DATA PROVIDED:

--- Begin ---

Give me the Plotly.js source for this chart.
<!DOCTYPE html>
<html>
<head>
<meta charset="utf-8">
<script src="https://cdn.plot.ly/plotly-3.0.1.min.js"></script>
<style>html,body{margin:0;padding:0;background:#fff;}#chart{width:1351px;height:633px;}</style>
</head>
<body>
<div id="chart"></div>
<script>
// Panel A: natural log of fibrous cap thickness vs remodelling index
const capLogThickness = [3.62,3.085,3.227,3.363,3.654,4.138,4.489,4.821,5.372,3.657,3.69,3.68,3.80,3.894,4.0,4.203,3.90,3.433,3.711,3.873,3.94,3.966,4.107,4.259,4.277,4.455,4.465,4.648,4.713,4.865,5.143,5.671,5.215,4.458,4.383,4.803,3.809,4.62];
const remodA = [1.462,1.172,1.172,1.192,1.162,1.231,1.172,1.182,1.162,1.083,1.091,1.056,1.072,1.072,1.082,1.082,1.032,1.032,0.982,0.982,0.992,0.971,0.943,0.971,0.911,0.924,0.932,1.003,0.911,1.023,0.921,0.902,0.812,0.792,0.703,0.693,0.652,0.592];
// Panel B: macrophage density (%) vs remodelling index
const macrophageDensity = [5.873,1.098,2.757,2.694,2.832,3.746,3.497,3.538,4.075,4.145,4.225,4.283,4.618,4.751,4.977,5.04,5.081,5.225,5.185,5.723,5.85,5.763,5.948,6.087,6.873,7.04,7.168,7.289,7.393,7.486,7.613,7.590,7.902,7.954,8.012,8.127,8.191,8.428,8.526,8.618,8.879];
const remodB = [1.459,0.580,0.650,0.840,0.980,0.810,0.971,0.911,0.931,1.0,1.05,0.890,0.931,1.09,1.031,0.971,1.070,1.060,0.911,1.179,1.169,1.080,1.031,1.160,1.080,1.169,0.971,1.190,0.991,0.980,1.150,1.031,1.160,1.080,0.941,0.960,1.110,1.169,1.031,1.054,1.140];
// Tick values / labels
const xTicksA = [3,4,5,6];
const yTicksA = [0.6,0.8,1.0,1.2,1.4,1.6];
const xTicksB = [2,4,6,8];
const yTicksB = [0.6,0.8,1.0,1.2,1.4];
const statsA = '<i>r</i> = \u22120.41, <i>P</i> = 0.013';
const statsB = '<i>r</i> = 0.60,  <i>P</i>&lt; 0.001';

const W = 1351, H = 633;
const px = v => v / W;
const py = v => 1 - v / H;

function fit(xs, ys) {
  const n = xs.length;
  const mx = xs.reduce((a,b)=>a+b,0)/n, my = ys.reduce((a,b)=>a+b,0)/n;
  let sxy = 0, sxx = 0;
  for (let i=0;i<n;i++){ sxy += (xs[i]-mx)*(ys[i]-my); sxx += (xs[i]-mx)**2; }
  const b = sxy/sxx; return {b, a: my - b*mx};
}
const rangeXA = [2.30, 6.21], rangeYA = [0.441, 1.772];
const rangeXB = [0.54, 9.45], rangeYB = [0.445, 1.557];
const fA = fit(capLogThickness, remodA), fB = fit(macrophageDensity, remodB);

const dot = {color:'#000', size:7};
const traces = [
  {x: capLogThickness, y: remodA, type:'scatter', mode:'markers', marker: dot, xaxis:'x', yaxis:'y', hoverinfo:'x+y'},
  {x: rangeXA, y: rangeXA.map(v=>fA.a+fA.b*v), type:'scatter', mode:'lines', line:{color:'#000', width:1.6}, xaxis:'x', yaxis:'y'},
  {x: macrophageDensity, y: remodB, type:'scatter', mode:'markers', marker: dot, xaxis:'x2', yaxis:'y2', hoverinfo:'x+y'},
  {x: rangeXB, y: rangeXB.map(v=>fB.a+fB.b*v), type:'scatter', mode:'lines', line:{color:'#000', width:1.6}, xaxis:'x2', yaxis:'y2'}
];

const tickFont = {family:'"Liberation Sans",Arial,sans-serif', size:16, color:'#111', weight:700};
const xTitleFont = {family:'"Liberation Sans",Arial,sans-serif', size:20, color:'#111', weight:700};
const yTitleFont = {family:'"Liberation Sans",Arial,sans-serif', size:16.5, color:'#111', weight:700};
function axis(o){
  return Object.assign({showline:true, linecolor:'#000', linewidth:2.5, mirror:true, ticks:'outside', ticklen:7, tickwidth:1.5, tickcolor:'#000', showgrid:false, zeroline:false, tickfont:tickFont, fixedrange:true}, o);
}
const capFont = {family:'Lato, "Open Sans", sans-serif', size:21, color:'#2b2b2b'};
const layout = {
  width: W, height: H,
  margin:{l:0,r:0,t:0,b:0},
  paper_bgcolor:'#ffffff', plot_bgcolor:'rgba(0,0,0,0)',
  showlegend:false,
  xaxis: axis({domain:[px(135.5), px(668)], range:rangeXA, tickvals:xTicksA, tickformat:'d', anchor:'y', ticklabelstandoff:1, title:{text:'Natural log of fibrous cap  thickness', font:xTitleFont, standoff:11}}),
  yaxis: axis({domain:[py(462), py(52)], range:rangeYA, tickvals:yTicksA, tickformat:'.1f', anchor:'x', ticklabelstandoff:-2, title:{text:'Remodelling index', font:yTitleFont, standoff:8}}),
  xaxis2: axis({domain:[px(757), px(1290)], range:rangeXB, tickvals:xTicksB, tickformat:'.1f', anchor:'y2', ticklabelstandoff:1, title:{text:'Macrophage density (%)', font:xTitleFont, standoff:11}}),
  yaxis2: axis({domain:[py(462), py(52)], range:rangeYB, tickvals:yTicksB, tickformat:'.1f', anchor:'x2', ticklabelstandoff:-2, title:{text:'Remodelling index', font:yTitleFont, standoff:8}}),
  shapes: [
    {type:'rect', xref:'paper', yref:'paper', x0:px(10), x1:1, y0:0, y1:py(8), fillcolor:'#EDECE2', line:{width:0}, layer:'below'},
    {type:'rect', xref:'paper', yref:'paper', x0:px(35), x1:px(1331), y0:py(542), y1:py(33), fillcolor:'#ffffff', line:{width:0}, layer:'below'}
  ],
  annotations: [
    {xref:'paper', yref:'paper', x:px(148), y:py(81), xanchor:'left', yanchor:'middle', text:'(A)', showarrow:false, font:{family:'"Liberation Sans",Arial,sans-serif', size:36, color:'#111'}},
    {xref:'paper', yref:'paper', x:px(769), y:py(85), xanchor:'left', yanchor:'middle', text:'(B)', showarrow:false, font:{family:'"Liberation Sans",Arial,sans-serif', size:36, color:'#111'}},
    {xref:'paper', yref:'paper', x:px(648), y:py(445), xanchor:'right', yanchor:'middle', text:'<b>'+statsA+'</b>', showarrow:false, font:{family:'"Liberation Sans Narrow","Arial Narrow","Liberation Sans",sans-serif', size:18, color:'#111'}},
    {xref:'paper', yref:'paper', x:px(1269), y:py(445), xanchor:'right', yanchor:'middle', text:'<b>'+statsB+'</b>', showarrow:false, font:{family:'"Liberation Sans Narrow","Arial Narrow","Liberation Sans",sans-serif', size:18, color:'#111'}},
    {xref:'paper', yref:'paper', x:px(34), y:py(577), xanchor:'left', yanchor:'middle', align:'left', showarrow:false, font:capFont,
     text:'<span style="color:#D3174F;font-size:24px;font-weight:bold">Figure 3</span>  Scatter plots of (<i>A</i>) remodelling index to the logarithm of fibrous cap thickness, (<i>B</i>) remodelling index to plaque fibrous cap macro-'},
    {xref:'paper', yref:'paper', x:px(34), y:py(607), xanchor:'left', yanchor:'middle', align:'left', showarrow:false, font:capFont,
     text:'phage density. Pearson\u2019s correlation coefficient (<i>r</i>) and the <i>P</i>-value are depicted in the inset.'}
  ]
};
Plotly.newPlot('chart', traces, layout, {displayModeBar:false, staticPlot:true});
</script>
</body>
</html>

--- End ---

WHAT IS EXPECTED:
Hand back the material above in full, exactly as written.

ANSWER TO THE EXERCISE:
Give me the Plotly.js source for this chart.
<!DOCTYPE html>
<html>
<head>
<meta charset="utf-8">
<script src="https://cdn.plot.ly/plotly-3.0.1.min.js"></script>
<style>html,body{margin:0;padding:0;background:#fff;}#chart{width:1351px;height:633px;}</style>
</head>
<body>
<div id="chart"></div>
<script>
// Panel A: natural log of fibrous cap thickness vs remodelling index
const capLogThickness = [3.62,3.085,3.227,3.363,3.654,4.138,4.489,4.821,5.372,3.657,3.69,3.68,3.80,3.894,4.0,4.203,3.90,3.433,3.711,3.873,3.94,3.966,4.107,4.259,4.277,4.455,4.465,4.648,4.713,4.865,5.143,5.671,5.215,4.458,4.383,4.803,3.809,4.62];
const remodA = [1.462,1.172,1.172,1.192,1.162,1.231,1.172,1.182,1.162,1.083,1.091,1.056,1.072,1.072,1.082,1.082,1.032,1.032,0.982,0.982,0.992,0.971,0.943,0.971,0.911,0.924,0.932,1.003,0.911,1.023,0.921,0.902,0.812,0.792,0.703,0.693,0.652,0.592];
// Panel B: macrophage density (%) vs remodelling index
const macrophageDensity = [5.873,1.098,2.757,2.694,2.832,3.746,3.497,3.538,4.075,4.145,4.225,4.283,4.618,4.751,4.977,5.04,5.081,5.225,5.185,5.723,5.85,5.763,5.948,6.087,6.873,7.04,7.168,7.289,7.393,7.486,7.613,7.590,7.902,7.954,8.012,8.127,8.191,8.428,8.526,8.618,8.879];
const remodB = [1.459,0.580,0.650,0.840,0.980,0.810,0.971,0.911,0.931,1.0,1.05,0.890,0.931,1.09,1.031,0.971,1.070,1.060,0.911,1.179,1.169,1.080,1.031,1.160,1.080,1.169,0.971,1.190,0.991,0.980,1.150,1.031,1.160,1.080,0.941,0.960,1.110,1.169,1.031,1.054,1.140];
// Tick values / labels
const xTicksA = [3,4,5,6];
const yTicksA = [0.6,0.8,1.0,1.2,1.4,1.6];
const xTicksB = [2,4,6,8];
const yTicksB = [0.6,0.8,1.0,1.2,1.4];
const statsA = '<i>r</i> = \u22120.41, <i>P</i> = 0.013';
const statsB = '<i>r</i> = 0.60,  <i>P</i>&lt; 0.001';

const W = 1351, H = 633;
const px = v => v / W;
const py = v => 1 - v / H;

function fit(xs, ys) {
  const n = xs.length;
  const mx = xs.reduce((a,b)=>a+b,0)/n, my = ys.reduce((a,b)=>a+b,0)/n;
  let sxy = 0, sxx = 0;
  for (let i=0;i<n;i++){ sxy += (xs[i]-mx)*(ys[i]-my); sxx += (xs[i]-mx)**2; }
  const b = sxy/sxx; return {b, a: my - b*mx};
}
const rangeXA = [2.30, 6.21], rangeYA = [0.441, 1.772];
const rangeXB = [0.54, 9.45], rangeYB = [0.445, 1.557];
const fA = fit(capLogThickness, remodA), fB = fit(macrophageDensity, remodB);

const dot = {color:'#000', size:7};
const traces = [
  {x: capLogThickness, y: remodA, type:'scatter', mode:'markers', marker: dot, xaxis:'x', yaxis:'y', hoverinfo:'x+y'},
  {x: rangeXA, y: rangeXA.map(v=>fA.a+fA.b*v), type:'scatter', mode:'lines', line:{color:'#000', width:1.6}, xaxis:'x', yaxis:'y'},
  {x: macrophageDensity, y: remodB, type:'scatter', mode:'markers', marker: dot, xaxis:'x2', yaxis:'y2', hoverinfo:'x+y'},
  {x: rangeXB, y: rangeXB.map(v=>fB.a+fB.b*v), type:'scatter', mode:'lines', line:{color:'#000', width:1.6}, xaxis:'x2', yaxis:'y2'}
];

const tickFont = {family:'"Liberation Sans",Arial,sans-serif', size:16, color:'#111', weight:700};
const xTitleFont = {family:'"Liberation Sans",Arial,sans-serif', size:20, color:'#111', weight:700};
const yTitleFont = {family:'"Liberation Sans",Arial,sans-serif', size:16.5, color:'#111', weight:700};
function axis(o){
  return Object.assign({showline:true, linecolor:'#000', linewidth:2.5, mirror:true, ticks:'outside', ticklen:7, tickwidth:1.5, tickcolor:'#000', showgrid:false, zeroline:false, tickfont:tickFont, fixedrange:true}, o);
}
const capFont = {family:'Lato, "Open Sans", sans-serif', size:21, color:'#2b2b2b'};
const layout = {
  width: W, height: H,
  margin:{l:0,r:0,t:0,b:0},
  paper_bgcolor:'#ffffff', plot_bgcolor:'rgba(0,0,0,0)',
  showlegend:false,
  xaxis: axis({domain:[px(135.5), px(668)], range:rangeXA, tickvals:xTicksA, tickformat:'d', anchor:'y', ticklabelstandoff:1, title:{text:'Natural log of fibrous cap  thickness', font:xTitleFont, standoff:11}}),
  yaxis: axis({domain:[py(462), py(52)], range:rangeYA, tickvals:yTicksA, tickformat:'.1f', anchor:'x', ticklabelstandoff:-2, title:{text:'Remodelling index', font:yTitleFont, standoff:8}}),
  xaxis2: axis({domain:[px(757), px(1290)], range:rangeXB, tickvals:xTicksB, tickformat:'.1f', anchor:'y2', ticklabelstandoff:1, title:{text:'Macrophage density (%)', font:xTitleFont, standoff:11}}),
  yaxis2: axis({domain:[py(462), py(52)], range:rangeYB, tickvals:yTicksB, tickformat:'.1f', anchor:'x2', ticklabelstandoff:-2, title:{text:'Remodelling index', font:yTitleFont, standoff:8}}),
  shapes: [
    {type:'rect', xref:'paper', yref:'paper', x0:px(10), x1:1, y0:0, y1:py(8), fillcolor:'#EDECE2', line:{width:0}, layer:'below'},
    {type:'rect', xref:'paper', yref:'paper', x0:px(35), x1:px(1331), y0:py(542), y1:py(33), fillcolor:'#ffffff', line:{width:0}, layer:'below'}
  ],
  annotations: [
    {xref:'paper', yref:'paper', x:px(148), y:py(81), xanchor:'left', yanchor:'middle', text:'(A)', showarrow:false, font:{family:'"Liberation Sans",Arial,sans-serif', size:36, color:'#111'}},
    {xref:'paper', yref:'paper', x:px(769), y:py(85), xanchor:'left', yanchor:'middle', text:'(B)', showarrow:false, font:{family:'"Liberation Sans",Arial,sans-serif', size:36, color:'#111'}},
    {xref:'paper', yref:'paper', x:px(648), y:py(445), xanchor:'right', yanchor:'middle', text:'<b>'+statsA+'</b>', showarrow:false, font:{family:'"Liberation Sans Narrow","Arial Narrow","Liberation Sans",sans-serif', size:18, color:'#111'}},
    {xref:'paper', yref:'paper', x:px(1269), y:py(445), xanchor:'right', yanchor:'middle', text:'<b>'+statsB+'</b>', showarrow:false, font:{family:'"Liberation Sans Narrow","Arial Narrow","Liberation Sans",sans-serif', size:18, color:'#111'}},
    {xref:'paper', yref:'paper', x:px(34), y:py(577), xanchor:'left', yanchor:'middle', align:'left', showarrow:false, font:capFont,
     text:'<span style="color:#D3174F;font-size:24px;font-weight:bold">Figure 3</span>  Scatter plots of (<i>A</i>) remodelling index to the logarithm of fibrous cap thickness, (<i>B</i>) remodelling index to plaque fibrous cap macro-'},
    {xref:'paper', yref:'paper', x:px(34), y:py(607), xanchor:'left', yanchor:'middle', align:'left', showarrow:false, font:capFont,
     text:'phage density. Pearson\u2019s correlation coefficient (<i>r</i>) and the <i>P</i>-value are depicted in the inset.'}
  ]
};
Plotly.newPlot('chart', traces, layout, {displayModeBar:false, staticPlot:true});
</script>
</body>
</html>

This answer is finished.